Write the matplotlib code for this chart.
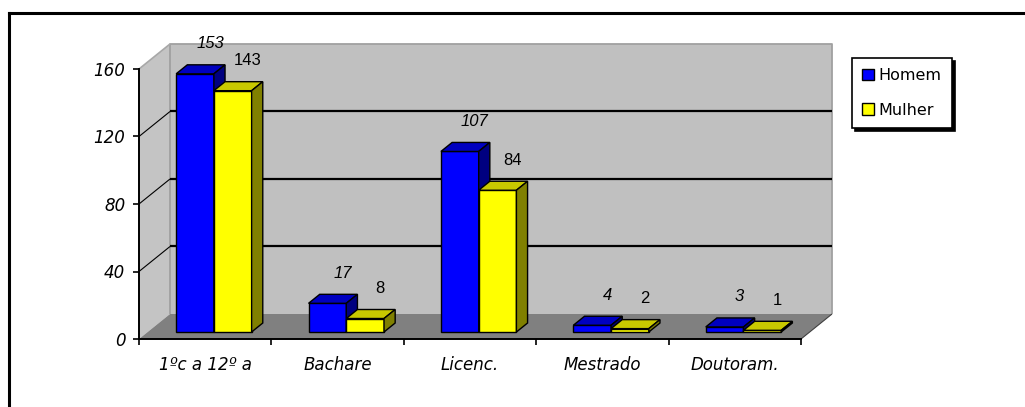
import matplotlib
matplotlib.use("Agg")
import matplotlib.pyplot as plt
from matplotlib.patches import Polygon, Patch
from matplotlib.lines import Line2D

# Data
categories = ["1ºc a 12º a", "Bachare", "Licenc.", "Mestrado", "Doutoram."]
homem = [153, 17, 107, 4, 3]
mulher = [143, 8, 84, 2, 1]
series_names = ["Homem", "Mulher"]
y_ticks = [0, 40, 80, 120, 160]

W, H = 1025, 407
fig = plt.figure(figsize=(W / 100, H / 100), dpi=100)
fig.patch.set_facecolor("white")

# Front plane of the pseudo-3D chart
ax = fig.add_axes([139 / W, (H - 339) / H, 662 / W, 270 / H])
ax.set_xlim(0, 5)
ax.set_ylim(0, 160)
ax.patch.set_visible(False)

# depth vector (31 px right, 25 px up) expressed in data units
DX = 31 / (662 / 5)
DZ = 25 * 160 / 270


def proj(x, z, d):
    return (x + d * DX, z + d * DZ)


def poly(pts, fc, ec="none", lw=1.0, zorder=1):
    p = Polygon([proj(*q) for q in pts], closed=True, facecolor=fc,
                edgecolor=ec, linewidth=lw, zorder=zorder, clip_on=False,
                joinstyle="miter")
    ax.add_patch(p)


def seg(pts, color="black", lw=1.0, zorder=1.5):
    xs, ys = zip(*[proj(*q) for q in pts])
    ax.add_line(Line2D(xs, ys, color=color, lw=lw, zorder=zorder,
                       clip_on=False, solid_capstyle="butt"))


ymax = y_ticks[-1]
n = len(categories)

# Walls and floor
poly([(0, 0, 0), (0, 0, 1), (0, ymax, 1), (0, ymax, 0)], "#c4c4c4", zorder=0.5)
poly([(0, 0, 1), (n, 0, 1), (n, ymax, 1), (0, ymax, 1)], "#c0c0c0", zorder=0.5)
poly([(0, 0, 0), (n, 0, 0), (n, 0, 1), (0, 0, 1)], "#808080", zorder=0.6)
seg([(0, 0, 1), (0, ymax, 1), (n, ymax, 1), (n, 0, 1)], color="#a0a0a0", lw=1.3, zorder=0.7)
seg([(0, ymax, 0), (0, ymax, 1)], color="#a8a8a8", lw=1.2, zorder=0.7)
seg([(n, 0, 0), (n, 0, 1)], color="#404040", lw=0.8, zorder=0.7)

# Gridlines across the side and back walls
for v in y_ticks[1:-1]:
    seg([(0, v, 0), (0, v, 1)], color="black", lw=0.8, zorder=0.8)
    seg([(0, v, 1), (n, v, 1)], color="black", lw=1.6, zorder=0.8)

# Bars
bw = 0.285
d0, d1 = 0.28, 0.64
styles = [
    dict(front="#0000ff", top="#0000c0", side="#000080"),
    dict(front="#ffff00", top="#c8c800", side="#808000"),
]
label_fonts = [dict(family="Liberation Sans", style="italic"),
               dict(family="Liberation Sans", style="normal")]
z = 3
for i in range(n):
    for j, vals in enumerate([homem, mulher]):
        v = vals[i]
        x0 = i + 0.5 - bw + j * bw
        x1 = x0 + bw
        st = styles[j]
        poly([(x0, 0, d0), (x1, 0, d0), (x1, v, d0), (x0, v, d0)], st["front"], "black", 1.0, z)
        poly([(x0, v, d0), (x1, v, d0), (x1, v, d1), (x0, v, d1)], st["top"], "black", 1.0, z)
        poly([(x1, 0, d0), (x1, 0, d1), (x1, v, d1), (x1, v, d0)], st["side"], "black", 1.0, z)
        z += 1
        ax.annotate(str(v), xy=proj((x0 + x1) / 2, v, d0),
                    xytext=(15 * 0.72, 30 * 0.72), textcoords="offset points",
                    ha="center", va="center", fontsize=12, annotation_clip=False,
                    zorder=20, **label_fonts[j])

# Axes, ticks and labels
for s in ["top", "right"]:
    ax.spines[s].set_visible(False)
for s in ["left", "bottom"]:
    ax.spines[s].set_linewidth(1.4)
    ax.spines[s].set_zorder(2.5)

ax.set_yticks(y_ticks)
ax.set_yticklabels([str(t) for t in y_ticks], fontsize=12, fontstyle="italic",
                   fontfamily="DejaVu Sans")
ax.tick_params(axis="y", direction="out", length=4.3, width=1.2, pad=5.5)

ax.set_xticks(range(n + 1))
ax.set_xticklabels([])
ax.set_xticks([i + 0.5 for i in range(n)], minor=True)
ax.set_xticklabels(categories, minor=True, fontsize=12, fontstyle="italic",
                   fontfamily="DejaVu Sans")
ax.tick_params(axis="x", which="major", direction="out", length=4.3, width=1.2)
ax.tick_params(axis="x", which="minor", length=0, pad=12.5)

# Legend
handles = [Patch(facecolor=styles[k]["front"], edgecolor="black", linewidth=1.0)
           for k in range(2)]
leg = fig.legend(handles, series_names, loc="upper left",
                 bbox_to_anchor=(852 / W, 1 - 58 / H), bbox_transform=fig.transFigure,
                 frameon=True, fancybox=False, shadow={"color": "black", "alpha": 1},
                 edgecolor="black", framealpha=1,
                 prop=dict(family="DejaVu Sans", size=11.5),
                 handlelength=0.7, handleheight=0.7, handletextpad=0.3,
                 labelspacing=1.2, borderpad=0.65, borderaxespad=0)
leg.get_frame().set_linewidth(1.2)

# Outer frame (top and left edges)
fig.add_artist(Line2D([8.5 / W, 1], [1 - 12.5 / H, 1 - 12.5 / H],
                      transform=fig.transFigure, color="black", lw=2.2))
fig.add_artist(Line2D([8.5 / W, 8.5 / W], [0, 1 - 12.5 / H],
                      transform=fig.transFigure, color="black", lw=2.2))

fig.savefig("out.png", dpi=100, facecolor="white")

-------------------------

## Aim
Copy each line containing the word "chart" from the data.

## Reply to the task
Write the matplotlib code for this chart.
# Front plane of the pseudo-3D chart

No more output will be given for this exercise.